The first ever incarnation of a dating app can be traced back to 1995 when Match.com was first launched.
The website allowed single people to upload a profile, a picture and chat to people online.
The app was intended to allow people looking for long-term relationships to meet.
eHarmony was developed in 2000 and two years later Ashley Madison, a site dedicated to infidelity and cheating, was first launched.
A plethora of other dating sites with a unique target demographic were set up in the next 10-15 years including: OKCupid (2004), Plenty of Fish (2006), Grindr (2009) and Happn (2013).
In 2012, Tinder was launched and was the first ‘swipe’ based dating platform.

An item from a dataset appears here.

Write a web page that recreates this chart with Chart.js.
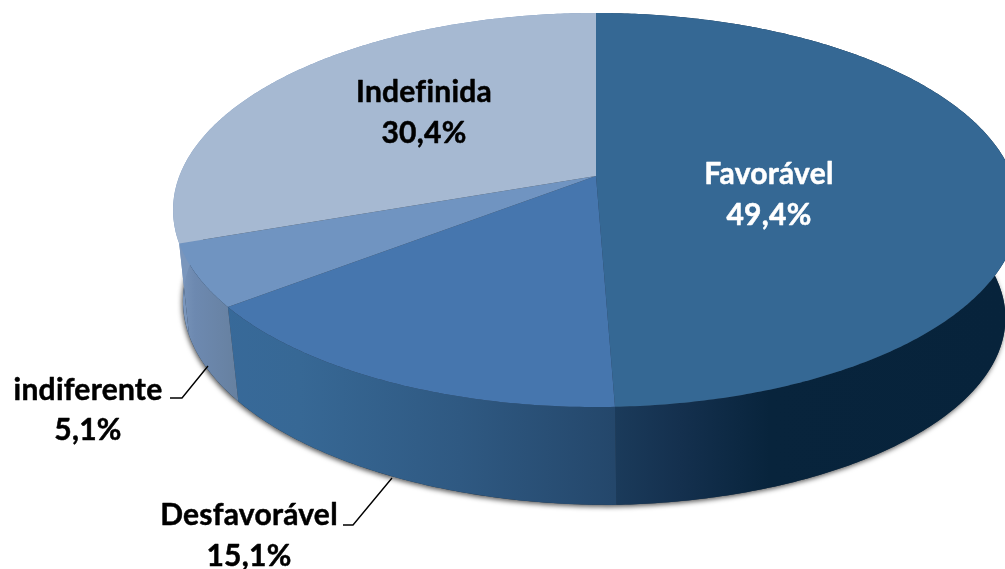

After its initial launch it’s usage snowballed and by March 2014 there were one billion matches a day, worldwide.
In 2014, co-founder of Tinder, Whitney Wolfe Herd launched Bumble, a dating app that empowered women by only allowing females to send the first message.
The popularity of mobile dating apps such as Tinder, Badoo and more recently Bumble is attributable to a growing amount of younger users with a busy schedule.
In the 1990s, there was a stigma attached to online dating as it was considered a last-ditch and desperate attempt to find love.
This belief has dissipated and now around one third of marriages are between couples who met online.
A survey from 2014 found that 84 per cent of dating app users were using online dating services to look for a romantic relationship.
Twenty-four per cent stated that that they used online dating apps explicitly for sexual encounters.